20.06.22
Não há mal nenhum em ter esperança. Um tipo vai registar o totoloto e espera a sorte, mas o que os desesperados nos ensinam é que a esperança é um acidente . Primo Levi em entrevista à Germaine Greer ( The Literary Review , Nov. 1985): Cada sobrevivente representa uma excepção, um milagre, um ser com um destino particular.
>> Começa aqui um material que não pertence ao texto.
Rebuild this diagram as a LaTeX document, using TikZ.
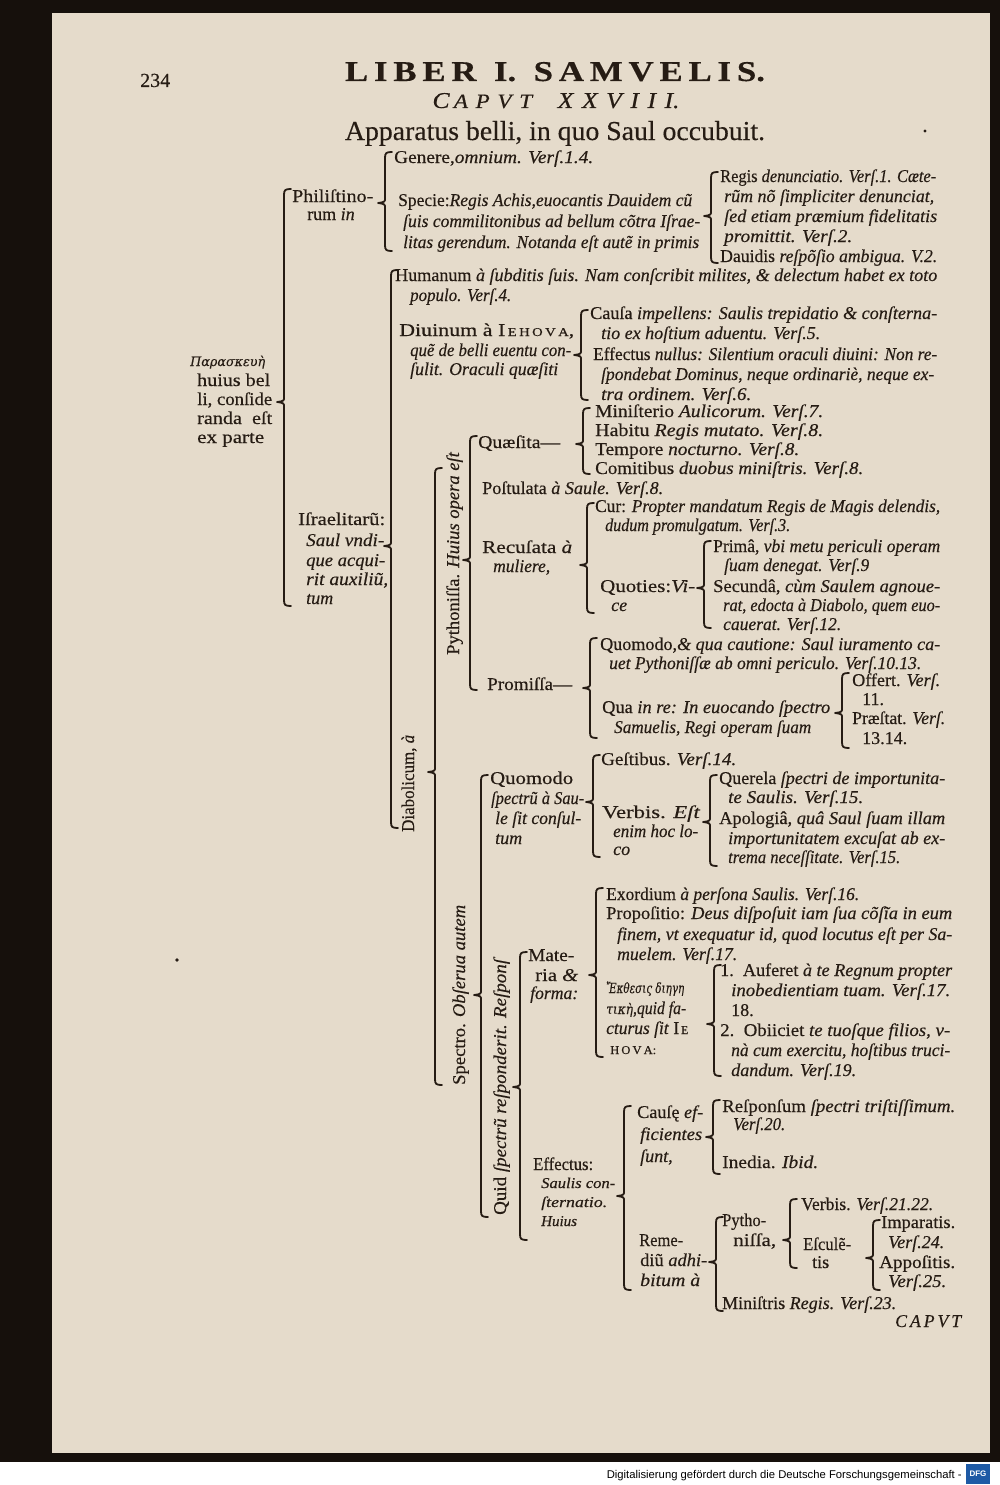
\documentclass[tikz,border=0pt]{standalone}
\usepackage{fontspec}
\usepackage{graphicx}
\setmainfont{Liberation Serif}[FakeBold=0.35]
\newfontfamily\grk{DejaVu Serif}[FakeBold=0.3]
\newfontfamily\sansf{Liberation Sans}
\definecolor{ink}{RGB}{38,28,20}
\definecolor{paper}{RGB}{229,219,203}
\definecolor{darkbg}{RGB}{22,16,12}
\definecolor{dfgblue}{RGB}{30,90,165}
\tikzset{
  txt/.style={anchor=base west, inner sep=0pt, text=ink, font=\fontsize{18}{20}\selectfont},
  rtxt/.style={txt, rotate=90},
  brace/.style={draw=ink, line width=1.8pt, line cap=round, line join=round},
}
\newcommand\tx[4]{\node[txt] (#1) at (#2,#3) {#4};}
\newcommand\txw[5]{\node[txt] (#1) at (#2,#3) {\resizebox{#4pt}{\height}{#5}};}
% old-style brace: x, top, tip, bottom
\newcommand\obr[4]{\draw[brace] (#1+7,#2) .. controls (#1+1,#2) and (#1,#2+1) .. (#1,#2+6) -- (#1,#3-5) .. controls (#1,#3-1) .. (#1-7,#3) .. controls (#1,#3+1) .. (#1,#3+5) -- (#1,#4-6) .. controls (#1,#4-1) and (#1+1,#4) .. (#1+7,#4);}
\begin{document}
\begin{tikzpicture}[x=1pt,y=-1pt]
\useasboundingbox (0,0) rectangle (1000,1485);
% background
\fill[darkbg] (0,0) rectangle (1000,1462);
\fill[white] (0,1462) rectangle (1000,1485);
\fill[paper] (52,13) rectangle (990,1453);
% header
\node[txt] (pg) at (140,87) {\fontsize{20}{20}\selectfont 234};
\node[anchor=base, inner sep=0pt, text=ink] (t1) at (555,81) {\resizebox{420pt}{19pt}{\bfseries L\,I\,B\,E\,R\ \ I.\ \ S\,A\,M\,V\,E\,L\,I\,S.}};
\node[anchor=base, inner sep=0pt, text=ink] (t2) at (556,108) {\resizebox{247pt}{15pt}{\itshape C\,{\fontsize{9}{9}\selectfont A\,\,P\,\,V\,\,T}\quad X\,\,X\,\,V\,\,I\,\,I\,\,I.}};
\node[anchor=base, inner sep=0pt, text=ink] (t3) at (555,140) {\resizebox{420pt}{19pt}{Apparatus belli, in quo Saul occubuit.}};
\fill[ink] (925,131) circle (1.6);
\fill[ink] (177,960) circle (1.8);
% left label
\txw{pa1}{190}{366}{75}{\fontsize{13}{13}\selectfont\grk\itshape Παρασκευὴ}
\txw{pa2}{197}{386}{73}{huius bel}
\txw{pa3}{197}{405}{75}{li, conſide}
\txw{pa4}{197}{424}{75}{randa \ eſt}
\txw{pa5}{197}{443}{67}{ex parte}
% Philistines
\txw{ph1}{292}{202}{81}{Philiſtino-}
\tx{ph2}{307}{220}{rum \textit{in}}
\txw{ge}{394}{163}{199}{Genere,\textit{omnium. Verſ.1.4.}}
\txw{sp1}{398}{206}{294}{Specie:\textit{Regis Achis,euocantis Dauidem cũ}}
\txw{sp2}{403}{227}{297}{\textit{ſuis commilitonibus ad bellum cõtra Iſrae-}}
\txw{sp3}{403}{248}{296}{\textit{litas gerendum. Notanda eſt autẽ in primis}}
\txw{rd1}{720}{182}{216}{Regis \textit{denunciatio. Verſ.1. Cæte-}}
\txw{rd2}{724}{202}{210}{\textit{rũm nõ ſimpliciter denunciat,}}
\txw{rd3}{724}{222}{213}{\textit{ſed etiam præmium fidelitatis}}
\txw{rd4}{724}{242}{128}{\textit{promittit. Verſ.2.}}
\txw{rd5}{720}{262}{217}{Dauidis \textit{reſpõſio ambigua. V.2.}}
% Israelites
\txw{is1}{298}{525}{87}{Iſraelitarũ:}
\txw{is2}{306}{546}{78}{\textit{Saul vndi-}}
\txw{is3}{306}{566}{79}{\textit{que acqui-}}
\txw{is4}{306}{585}{82}{\textit{rit auxiliũ,}}
\tx{is5}{306}{604}{\textit{tum}}
\txw{hu1}{395}{281}{542}{Humanum \textit{à ſubditis ſuis. Nam conſcribit milites, \& delectum habet ex toto}}
\txw{hu2}{410}{301}{101}{\textit{populo. Verſ.4.}}
\txw{di1}{399}{336}{175}{Diuinum à I{\fontsize{12}{12}\selectfont\,E\,H\,O\,V\,A},}
\txw{di2}{410}{356}{161}{\textit{quẽ de belli euentu con-}}
\txw{di3}{410}{375}{148}{\textit{ſulit. Oraculi quæſiti}}
\txw{ca1}{590}{319}{347}{Cauſa \textit{impellens: Saulis trepidatio \& conſterna-}}
\txw{ca2}{601}{339}{219}{\textit{tio ex hoſtium aduentu. Verſ.5.}}
\txw{ef1}{593}{360}{344}{Effectus \textit{nullus: Silentium oraculi diuini: Non re-}}
\txw{ef2}{601}{380}{333}{\textit{ſpondebat Dominus, neque ordinariè, neque ex-}}
\txw{ef3}{601}{400}{150}{\textit{tra ordinem. Verſ.6.}}
% rotated labels
\node[rtxt] (rdi) at (414,832) {\resizebox{97pt}{\height}{Diabolicum, \textit{à}}};
\node[rtxt] (rpy) at (459,655) {\resizebox{203pt}{\height}{Pythoniſſa. \textit{Huius opera eſt}}};
\node[rtxt] (rsp) at (465,1085) {\resizebox{180pt}{\height}{Spectro. \textit{Obſerua autem}}};
\node[rtxt] (rqu) at (506,1215) {\resizebox{258pt}{\height}{Quid \textit{ſpectrũ reſponderit. Reſponſ}}};
% Pythonissa
\txw{qu0}{478}{448}{82}{Quæſita—}
\txw{mi1}{595}{417}{228}{Miniſterio \textit{Aulicorum. Verſ.7.}}
\txw{mi2}{595}{436}{228}{Habitu \textit{Regis mutato. Verſ.8.}}
\txw{mi3}{595}{455}{204}{Tempore \textit{nocturno. Verſ.8.}}
\txw{mi4}{595}{474}{268}{Comitibus \textit{duobus miniſtris. Verſ.8.}}
\txw{po}{482}{494}{181}{Poſtulata \textit{à Saule. Verſ.8.}}
\txw{re1}{482}{553}{90}{Recuſata \textit{à}}
\txw{re2}{493}{572}{57}{\textit{muliere,}}
\txw{cu1}{595}{512}{345}{Cur: \textit{Propter mandatum Regis de Magis delendis,}}
\txw{cu2}{605}{531}{185}{\textit{dudum promulgatum. Verſ.3.}}
\txw{qt1}{600}{592}{95}{Quoties:\textit{Vi-}}
\tx{qt2}{611}{611}{\textit{ce}}
\txw{pr1}{713}{552}{227}{Primâ, \textit{vbi metu periculi operam}}
\txw{pr2}{724}{571}{145}{\textit{ſuam denegat. Verſ.9}}
\txw{se1}{713}{592}{227}{Secundâ, \textit{cùm Saulem agnoue-}}
\txw{se2}{723}{611}{217}{\textit{rat, edocta à Diabolo, quem euo-}}
\txw{se3}{723}{630}{118}{\textit{cauerat. Verſ.12.}}
\txw{pm0}{487}{690}{85}{Promiſſa—}
\txw{qm1}{600}{650}{340}{Quomodo,\textit{\& qua cautione: Saul iuramento ca-}}
\txw{qm2}{609}{669}{312}{\textit{uet Pythoniſſæ ab omni periculo. Verſ.10.13.}}
\txw{qr1}{602}{713}{228}{Qua \textit{in re: In euocando ſpectro}}
\txw{qr2}{614}{733}{197}{\textit{Samuelis, Regi operam ſuam}}
\txw{of1}{852}{686}{88}{Offert. \textit{Verſ.}}
\tx{of2}{862}{705}{11.}
\txw{of3}{852}{724}{93}{Præſtat. \textit{Verſ.}}
\tx{of4}{862}{744}{13.14.}
% Quomodo spectrum
\txw{qo1}{490}{784}{83}{Quomodo}
\txw{qo2}{491}{804}{93}{\textit{ſpectrũ à Sau-}}
\txw{qo3}{495}{824}{86}{\textit{le ſit conſul-}}
\tx{qo4}{495}{844}{\textit{tum}}
\txw{gs}{601}{765}{135}{Geſtibus. \textit{Verſ.14.}}
\txw{vb1}{602}{818}{98}{Verbis. \textit{Eſt}}
\txw{vb2}{613}{837}{85}{\textit{enim hoc lo-}}
\tx{vb3}{613}{855}{\textit{co}}
\txw{qe1}{719}{784}{226}{Querela \textit{ſpectri de importunita-}}
\txw{qe2}{728}{803}{135}{\textit{te Saulis. Verſ.15.}}
\txw{ap1}{719}{824}{226}{Apologiâ, \textit{quâ Saul ſuam illam}}
\txw{ap2}{728}{844}{217}{\textit{importunitatem excuſat ab ex-}}
\txw{ap3}{728}{863}{172}{\textit{trema neceſſitate. Verſ.15.}}
% Materia
\txw{ma1}{528}{961}{46}{Mate-}
\txw{ma2}{535}{981}{43}{ria \textit{\&}}
\txw{ma3}{530}{999}{48}{\textit{forma:}}
\txw{ex}{606}{900}{253}{Exordium \textit{à perſona Saulis. Verſ.16.}}
\txw{ps1}{606}{919}{346}{Propoſitio: \textit{Deus diſpoſuit iam ſua cõſĩa in eum}}
\txw{ps2}{617}{940}{335}{\textit{finem, vt exequatur id, quod locutus eſt per Sa-}}
\txw{ps3}{617}{960}{120}{\textit{muelem. Verſ.17.}}
\txw{ek1}{606}{993}{78}{\fontsize{14}{14}\selectfont\grk\itshape Ἔκθεσις διηγη}
\txw{ek2}{606}{1014}{80}{{\fontsize{14}{14}\selectfont\grk\itshape τικὴ},\textit{quid fa-}}
\txw{ek3}{606}{1034}{82}{\textit{cturus ſit} I{\fontsize{12}{12}\selectfont\,E}}
\txw{ek4}{610}{1054}{46}{\fontsize{12}{12}\selectfont H\,O\,V\,A:}
\txw{au1}{720}{976}{232}{1.\ \ Auferet \textit{à te Regnum propter}}
\txw{au2}{731}{996}{219}{\textit{inobedientiam tuam. Verſ.17.}}
\tx{au3}{731}{1016}{18.}
\txw{ob1}{720}{1036}{230}{2.\ \ Obiiciet \textit{te tuoſque filios, v-}}
\txw{ob2}{731}{1056}{219}{\textit{nà cum exercitu, hoſtibus truci-}}
\txw{ob3}{731}{1076}{125}{\textit{dandum. Verſ.19.}}
% Effectus
\txw{eff1}{533}{1170}{60}{Effectus:}
\txw{eff2}{541}{1188}{74}{\fontsize{15}{15}\selectfont\textit{Saulis con-}}
\txw{eff3}{541}{1207}{66}{\fontsize{15}{15}\selectfont\textit{ſternatio.}}
\node[txt] (eff4) at (541,1226) {\fontsize{15}{15}\selectfont\textit{Huius}};
\txw{cs1}{637}{1118}{66}{Cauſę \textit{ef-}}
\txw{cs2}{640}{1140}{62}{\textit{ficientes}}
\tx{cs3}{640}{1162}{\textit{ſunt,}}
\txw{rs1}{722}{1112}{233}{Reſponſum \textit{ſpectri triſtiſſimum.}}
\txw{rs2}{733}{1130}{52}{\textit{Verſ.20.}}
\txw{in}{722}{1168}{96}{Inedia. \textit{Ibid.}}
\txw{rm1}{639}{1246}{44}{Reme-}
\txw{rm2}{640}{1266}{67}{diũ \textit{adhi-}}
\txw{rm3}{640}{1286}{60}{\textit{bitum à}}
\txw{py1}{722}{1226}{44}{Pytho-}
\txw{py2}{733}{1246}{43}{niſſa,}
\txw{vr}{801}{1210}{132}{Verbis. \textit{Verſ.21.22.}}
\txw{es1}{803}{1250}{48}{Eſculẽ-}
\tx{es2}{812}{1268}{tis}
\txw{im1}{881}{1228}{74}{Imparatis.}
\txw{im2}{888}{1248}{56}{\textit{Verſ.24.}}
\txw{im3}{879}{1268}{76}{Appoſitis.}
\txw{im4}{888}{1287}{58}{\textit{Verſ.25.}}
\txw{mn}{722}{1309}{174}{Miniſtris \textit{Regis. Verſ.23.}}
\txw{cw}{895}{1327}{67}{\textit{C\,A\,P\,V\,T}}
% braces
\obr{284}{189}{402}{606}
\obr{385}{152}{203}{251}
\obr{711}{172}{216}{263}
\obr{391}{270}{546}{828}
\obr{581}{310}{355}{400}
\obr{435}{468}{772}{1085}
\obr{470}{436}{560}{690}
\obr{583}{408}{444}{474}
\obr{587}{503}{565}{613}
\obr{704}{541}{588}{628}
\obr{590}{638}{688}{738}
\obr{842}{673}{713}{748}
\obr{481}{775}{995}{1217}
\obr{593}{755}{802}{857}
\obr{710}{775}{822}{866}
\obr{520}{952}{1087}{1240}
\obr{596}{888}{975}{1057}
\obr{714}{965}{1024}{1076}
\obr{624}{1106}{1196}{1290}
\obr{713}{1100}{1137}{1174}
\obr{716}{1217}{1262}{1311}
\obr{790}{1199}{1240}{1268}
\obr{873}{1220}{1258}{1290}
% footer
\node[anchor=base east, inner sep=0pt] (dfgt) at (962,1478) {\resizebox{355pt}{!}{\sansf Digitalisierung gefördert durch die Deutsche Forschungsgemeinschaft -}};
\fill[dfgblue] (966,1464) rectangle (990,1484);
\node[inner sep=0pt, text=white, font=\sansf\bfseries\fontsize{8}{8}\selectfont] (dfg) at (978,1474) {DFG};
\end{tikzpicture}
\end{document}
Esta história só a conto porque existe um processo clínico com ela e uma testemunha ( o meu irmão neurologista que trabalha comigo):
Quando a conheci era uma lavradora reformada de 70 e muitos. Em nova perdeu dois filhos de uma vez. O marido tinha comprado uma caçadeira e deixou-a encostada a um canto do logradouro, com uma caixa de cartuchos ao lado. Os dois miúdos pequenos brincavam sentados. Um irmão da senhora, na altura ainda gaiato, quis chumbos para a fisga e abriu um par de cartuchos. Feito o trabalho fumou um cigarro, saiu e atirou a beata sem olhar. Os miúdos moreram assados como leitões no meio da palha e da carqueja. Passados uns anos outro filho meteu-se na droga e acabou preso no Linhó. Mais uma volta da ampulheta e a senhora lerpou duas mastectomias: radical à esquerda, parcial à direita. Cinco anos volvidos o marido sofreu um AVC e acamou em casa; sofreu outro e morreu no mês anterior a ela vir à consulta. A lavradora queria viver, queria "tratamento para a depressão".